Consensus among the press corps, leveling pregame guesses under roof-protected weather conditions, has the M’s playing about .500, which is a chicken-spit prediction. I’ve got them at 95, but I haven’t decided whether that means wins, losses, roster moves, or hours until General Manager Bill Bavasi gets canned.
If the M’s keep losing, Bavasi’s position seems tenuous. The club started the game in an 0-for-10 funk at the plate but grew spunky in the fifth inning. Japanese catcher Kenji Johjima smacked a line-drive opposite-field solo homer to right. Center fielder Jeremy Reed, who nearly started the season on the disabled list, followed with a ground-rule double. Magic-handed shortstop Yuniesky Betancourt scored Reed on a sharp single. Ichiro’s first hit of a probable 200-plus season sent Betancourt to third before he scored on a soft Jose Lopez single to right to tie the score at 3-3. The M’s chased the Angels’ wide-body righty, Bartolo Colon, with the bases loaded and none out in the sixth, but L.A. reliever J.C. Romero retired the side.

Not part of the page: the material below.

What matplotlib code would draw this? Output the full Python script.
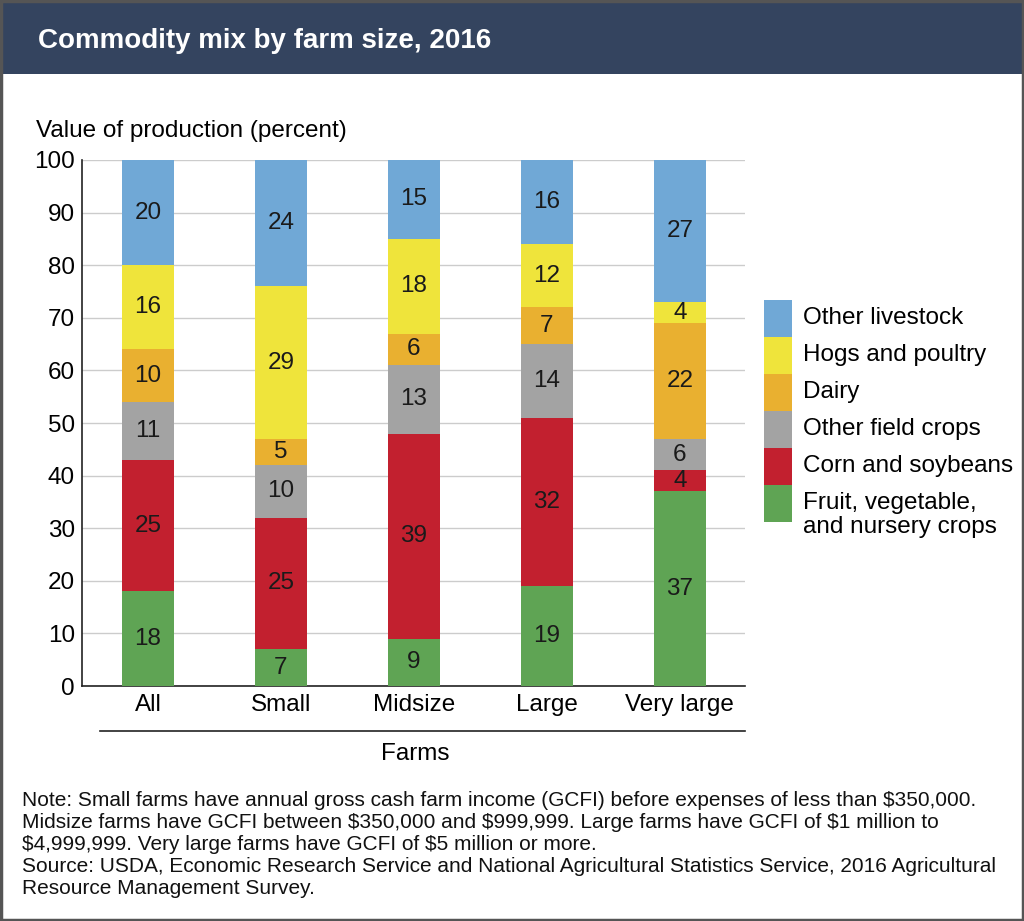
import numpy as np
import matplotlib
matplotlib.use('Agg')
import matplotlib.pyplot as plt
from matplotlib.patches import Rectangle

plt.rcParams['font.family'] = ['Liberation Sans', 'DejaVu Sans']

# data
farms = ['All', 'Small', 'Midsize', 'Large', 'Very large']
fruit_veg = [18, 7, 9, 19, 37]
corn_soy = [25, 25, 39, 32, 4]
other_field = [11, 10, 13, 14, 6]
dairy = [10, 5, 6, 7, 22]
hogs_poultry = [16, 29, 18, 12, 4]
other_livestock = [20, 24, 15, 16, 27]

series = [fruit_veg, corn_soy, other_field, dairy, hogs_poultry, other_livestock]
names = ['Fruit, vegetable,\nand nursery crops', 'Corn and soybeans',
         'Other field crops', 'Dairy', 'Hogs and poultry', 'Other livestock']
colors = ['#5fa454', '#c2202f', '#a3a3a3', '#e9b030', '#efe43b', '#70a8d6']

note_lines = [
    "Note: Small farms have annual gross cash farm income (GCFI) before expenses of less than \\$350,000.",
    "Midsize farms have GCFI between \\$350,000 and \\$999,999. Large farms have GCFI of \\$1 million to",
    "\\$4,999,999. Very large farms have GCFI of \\$5 million or more.",
    "Source: USDA, Economic Research Service and National Agricultural Statistics Service, 2016 Agricultural",
    "Resource Management Survey.",
]

W, H = 1024, 921
fig = plt.figure(figsize=(W / 100, H / 100), dpi=100)
fig.patch.set_facecolor('white')

# header band
fig.patches.append(Rectangle((0, 1 - 74 / H), 1, 74 / H, transform=fig.transFigure,
                             facecolor='#34445f', edgecolor='none', zorder=0))
fig.text(38 / W, 1 - 41 / H, 'Commodity mix by farm size, 2016', color='white',
         fontsize=20, fontweight='bold', va='center', ha='left')
# outer border
fig.patches.append(Rectangle((0.001, 0.001), 0.998, 0.998, transform=fig.transFigure,
                             facecolor='none', edgecolor='#555555', lw=2.5, zorder=5))

ax = fig.add_axes([82 / W, (H - 686) / H, (745 - 82) / W, (686 - 160) / H])
x = np.arange(len(farms))
bottom = np.zeros(len(farms))
for vals, col in zip(series, colors):
    vals = np.array(vals)
    ax.bar(x, vals, width=0.395, bottom=bottom, color=col, zorder=3)
    for xi, b, v in zip(x, bottom, vals):
        ax.text(xi, b + v / 2, str(v), ha='center', va='center', fontsize=17.5,
                color='#1a1a1a', zorder=4)
    bottom += vals

ax.set_xlim(-0.496, 4.49)
ax.set_ylim(0, 100)
ax.set_yticks(np.arange(0, 101, 10))
ax.yaxis.grid(True, color='#cccccc', lw=1, zorder=0)
ax.set_axisbelow(True)
for s in ['top', 'right']:
    ax.spines[s].set_visible(False)
ax.spines['left'].set_color('#222222')
ax.spines['bottom'].set_color('#222222')
ax.spines['left'].set_linewidth(1.2)
ax.spines['bottom'].set_linewidth(1.2)
ax.tick_params(axis='y', length=0, labelsize=17.5, pad=5)
ax.tick_params(axis='x', length=0, labelsize=17.5, pad=6)
ax.set_xticks(x)
ax.set_xticklabels(farms)

fig.text(36 / W, 1 - 131 / H, 'Value of production (percent)', fontsize=17.5,
         va='center', ha='left')

# farms axis label with rule
fig.add_artist(plt.Line2D([100 / W, 745 / W], [1 - 731 / H, 1 - 731 / H],
                          color='#222222', lw=1.2))
fig.text(415 / W, 1 - 754 / H, 'Farms', fontsize=17.5, ha='center', va='center')

# legend
patch_h = 37
y0 = 300
for i, (name, col) in enumerate(zip(names[::-1], colors[::-1])):
    top = y0 + i * patch_h
    fig.patches.append(Rectangle((764 / W, 1 - (top + patch_h) / H), 28 / W, patch_h / H,
                                 transform=fig.transFigure, facecolor=col, edgecolor='none'))
    cy = top + 18 + 12 * name.count('\n')
    fig.text(803 / W, 1 - cy / H, name, fontsize=17.5, ha='left', va='center',
             linespacing=1.15)

# note and source, one line at a time
for i, line in enumerate(note_lines):
    fig.text(22 / W, 1 - (800 + 22 * i) / H, line, fontsize=15, ha='left',
             va='center', color='#111111')

fig.savefig('out.png', dpi=100)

J.J. Putz let in a pair of L.A. runs in the ninth and a solo long ball by M’s pinch-hitter Roberto Petagine ended the scoring.
Whiffing the first pitch he saw as a Mariner, designated hitter and revisionist historian Carl Everett (he doesn’t believe in dinosaurs because Barney, Dino, et al., aren’t mentioned in biblical “begats”) let his bat fly about 20 rows into the right-side seats. He picked up his first hit in the sixth.

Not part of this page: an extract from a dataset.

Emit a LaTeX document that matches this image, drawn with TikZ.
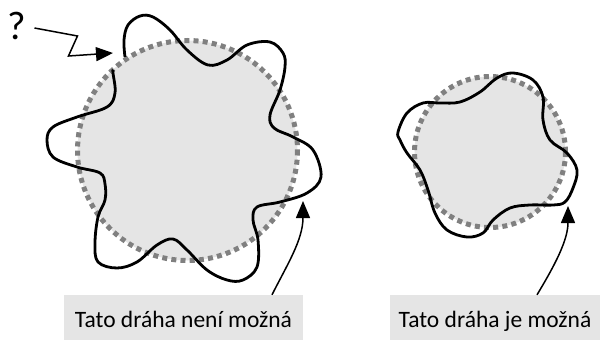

All-world Angel Vladimir Guerrero muscled a first-inning Jamie Moyer whiffle ball beyond the Bud Light sign in left. It gave the Angels a 2-0 bulge, but Moyer managed nearly seven innings of nine-hit pitching and left tied 3-3.

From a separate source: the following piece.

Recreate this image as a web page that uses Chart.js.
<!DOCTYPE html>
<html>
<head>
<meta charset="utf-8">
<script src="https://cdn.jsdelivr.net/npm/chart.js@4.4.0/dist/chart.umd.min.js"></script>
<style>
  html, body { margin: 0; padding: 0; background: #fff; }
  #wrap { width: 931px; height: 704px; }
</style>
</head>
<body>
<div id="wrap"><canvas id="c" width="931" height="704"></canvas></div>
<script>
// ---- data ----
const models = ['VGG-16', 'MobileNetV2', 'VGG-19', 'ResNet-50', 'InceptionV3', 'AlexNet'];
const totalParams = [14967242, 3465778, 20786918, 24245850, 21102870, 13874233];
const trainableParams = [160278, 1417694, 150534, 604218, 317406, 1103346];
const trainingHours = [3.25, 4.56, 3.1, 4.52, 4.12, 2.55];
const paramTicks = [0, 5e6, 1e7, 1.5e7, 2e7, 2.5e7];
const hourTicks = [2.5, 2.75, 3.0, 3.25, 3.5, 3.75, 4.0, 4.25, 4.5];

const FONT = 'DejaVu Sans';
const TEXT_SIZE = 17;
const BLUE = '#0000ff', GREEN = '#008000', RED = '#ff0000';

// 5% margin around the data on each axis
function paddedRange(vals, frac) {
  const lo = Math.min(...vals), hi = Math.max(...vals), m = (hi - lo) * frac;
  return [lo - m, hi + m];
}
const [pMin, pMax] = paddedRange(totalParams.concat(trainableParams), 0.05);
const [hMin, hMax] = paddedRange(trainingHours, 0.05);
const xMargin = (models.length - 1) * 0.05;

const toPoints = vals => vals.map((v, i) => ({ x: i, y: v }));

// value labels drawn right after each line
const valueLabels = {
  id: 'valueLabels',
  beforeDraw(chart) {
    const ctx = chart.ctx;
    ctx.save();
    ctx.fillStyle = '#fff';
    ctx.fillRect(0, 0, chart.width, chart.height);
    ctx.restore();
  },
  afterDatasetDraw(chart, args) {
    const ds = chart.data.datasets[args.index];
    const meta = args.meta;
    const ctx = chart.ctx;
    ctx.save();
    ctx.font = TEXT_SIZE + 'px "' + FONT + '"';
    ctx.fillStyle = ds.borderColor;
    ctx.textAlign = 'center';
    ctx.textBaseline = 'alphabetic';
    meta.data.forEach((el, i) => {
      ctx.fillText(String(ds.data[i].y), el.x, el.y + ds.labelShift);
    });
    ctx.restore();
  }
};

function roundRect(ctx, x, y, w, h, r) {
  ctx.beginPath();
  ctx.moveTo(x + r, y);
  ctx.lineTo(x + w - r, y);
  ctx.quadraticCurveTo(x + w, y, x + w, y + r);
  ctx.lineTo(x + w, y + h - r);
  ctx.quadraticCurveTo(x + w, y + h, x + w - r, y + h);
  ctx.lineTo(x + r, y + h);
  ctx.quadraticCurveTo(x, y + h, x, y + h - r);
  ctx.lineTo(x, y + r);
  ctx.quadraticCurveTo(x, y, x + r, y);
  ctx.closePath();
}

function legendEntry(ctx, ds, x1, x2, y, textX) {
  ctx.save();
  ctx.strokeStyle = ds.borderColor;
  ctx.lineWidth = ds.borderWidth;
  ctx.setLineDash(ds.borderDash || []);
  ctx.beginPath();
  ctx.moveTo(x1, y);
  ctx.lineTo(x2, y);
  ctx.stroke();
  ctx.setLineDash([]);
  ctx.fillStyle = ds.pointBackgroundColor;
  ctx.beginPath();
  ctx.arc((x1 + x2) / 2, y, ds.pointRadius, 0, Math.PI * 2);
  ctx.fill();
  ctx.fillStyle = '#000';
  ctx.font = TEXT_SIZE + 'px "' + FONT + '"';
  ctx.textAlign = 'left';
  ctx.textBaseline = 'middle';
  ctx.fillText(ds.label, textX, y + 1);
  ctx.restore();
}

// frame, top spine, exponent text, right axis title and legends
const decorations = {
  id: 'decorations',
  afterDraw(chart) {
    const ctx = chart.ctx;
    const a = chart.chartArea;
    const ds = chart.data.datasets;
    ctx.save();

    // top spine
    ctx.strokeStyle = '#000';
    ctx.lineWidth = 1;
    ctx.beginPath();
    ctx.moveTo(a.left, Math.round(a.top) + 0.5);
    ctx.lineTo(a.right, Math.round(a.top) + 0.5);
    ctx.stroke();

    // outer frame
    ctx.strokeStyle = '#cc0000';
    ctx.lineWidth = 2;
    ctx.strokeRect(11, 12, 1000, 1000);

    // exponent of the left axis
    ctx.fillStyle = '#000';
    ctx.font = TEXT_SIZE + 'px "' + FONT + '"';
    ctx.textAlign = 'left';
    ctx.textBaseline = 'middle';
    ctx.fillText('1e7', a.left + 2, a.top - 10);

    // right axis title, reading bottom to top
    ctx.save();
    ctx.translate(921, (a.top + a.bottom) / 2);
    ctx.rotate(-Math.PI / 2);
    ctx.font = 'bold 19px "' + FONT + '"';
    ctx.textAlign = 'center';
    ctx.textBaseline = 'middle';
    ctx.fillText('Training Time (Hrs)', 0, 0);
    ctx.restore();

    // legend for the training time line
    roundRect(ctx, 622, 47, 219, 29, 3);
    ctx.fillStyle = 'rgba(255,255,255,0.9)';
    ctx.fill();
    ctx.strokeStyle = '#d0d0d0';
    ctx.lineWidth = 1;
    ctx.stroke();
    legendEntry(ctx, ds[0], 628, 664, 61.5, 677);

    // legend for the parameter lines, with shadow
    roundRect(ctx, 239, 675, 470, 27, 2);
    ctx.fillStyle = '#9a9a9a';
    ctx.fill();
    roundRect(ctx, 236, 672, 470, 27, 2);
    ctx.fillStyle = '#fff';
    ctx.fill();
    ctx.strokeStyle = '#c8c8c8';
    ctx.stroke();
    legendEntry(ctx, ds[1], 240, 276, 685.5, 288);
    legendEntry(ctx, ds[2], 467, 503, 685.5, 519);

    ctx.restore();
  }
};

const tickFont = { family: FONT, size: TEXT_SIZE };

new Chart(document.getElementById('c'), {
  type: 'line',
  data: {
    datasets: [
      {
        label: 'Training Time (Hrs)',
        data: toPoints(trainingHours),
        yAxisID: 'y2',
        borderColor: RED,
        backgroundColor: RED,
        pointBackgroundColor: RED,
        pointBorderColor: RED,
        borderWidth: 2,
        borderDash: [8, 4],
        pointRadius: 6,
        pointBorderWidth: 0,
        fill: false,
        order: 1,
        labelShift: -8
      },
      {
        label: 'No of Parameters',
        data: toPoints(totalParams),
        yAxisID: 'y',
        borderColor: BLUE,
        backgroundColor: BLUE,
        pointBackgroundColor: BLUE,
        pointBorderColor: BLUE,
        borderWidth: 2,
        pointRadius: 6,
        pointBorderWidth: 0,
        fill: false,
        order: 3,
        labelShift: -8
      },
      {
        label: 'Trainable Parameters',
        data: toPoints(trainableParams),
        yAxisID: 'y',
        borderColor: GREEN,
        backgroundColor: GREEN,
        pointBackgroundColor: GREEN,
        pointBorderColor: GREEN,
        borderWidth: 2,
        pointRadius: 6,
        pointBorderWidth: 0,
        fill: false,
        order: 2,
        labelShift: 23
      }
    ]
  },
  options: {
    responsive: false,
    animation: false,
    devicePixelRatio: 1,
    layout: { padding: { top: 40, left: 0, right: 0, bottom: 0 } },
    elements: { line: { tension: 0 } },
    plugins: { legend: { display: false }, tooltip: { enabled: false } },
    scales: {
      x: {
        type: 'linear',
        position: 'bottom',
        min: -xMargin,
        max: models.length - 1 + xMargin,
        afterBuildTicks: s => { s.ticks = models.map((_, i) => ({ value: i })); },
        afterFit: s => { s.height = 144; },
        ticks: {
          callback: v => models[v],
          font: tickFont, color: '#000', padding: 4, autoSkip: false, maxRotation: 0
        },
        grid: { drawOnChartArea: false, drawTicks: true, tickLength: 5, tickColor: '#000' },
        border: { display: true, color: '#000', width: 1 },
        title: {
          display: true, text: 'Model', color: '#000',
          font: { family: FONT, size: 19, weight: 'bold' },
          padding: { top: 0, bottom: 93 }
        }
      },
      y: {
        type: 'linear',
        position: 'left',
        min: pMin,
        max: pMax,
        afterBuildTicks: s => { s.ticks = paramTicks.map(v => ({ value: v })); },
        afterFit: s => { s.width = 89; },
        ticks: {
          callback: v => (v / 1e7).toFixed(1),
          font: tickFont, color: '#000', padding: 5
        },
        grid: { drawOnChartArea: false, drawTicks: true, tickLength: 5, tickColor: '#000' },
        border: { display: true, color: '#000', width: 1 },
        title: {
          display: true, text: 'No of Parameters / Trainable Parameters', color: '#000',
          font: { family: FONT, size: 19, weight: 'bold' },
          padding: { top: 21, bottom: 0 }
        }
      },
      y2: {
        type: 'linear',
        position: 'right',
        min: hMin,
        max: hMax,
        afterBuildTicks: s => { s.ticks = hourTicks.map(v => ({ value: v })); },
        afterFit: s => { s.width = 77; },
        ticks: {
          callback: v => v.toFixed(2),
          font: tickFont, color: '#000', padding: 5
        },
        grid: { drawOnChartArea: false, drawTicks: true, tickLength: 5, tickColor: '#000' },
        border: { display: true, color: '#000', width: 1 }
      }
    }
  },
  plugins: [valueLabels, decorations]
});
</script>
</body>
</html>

That Seattle coaches spent March emphasizing opposite-field hitting was evident Monday, and it bodes well for an offense that was unproductive last year. If Everett and teammates spend more time thinking at-bats rather than “begats,” maybe the Seattle Mariners (though, unlike the Angels, never mentioned in the Good Book) can lure back some believers.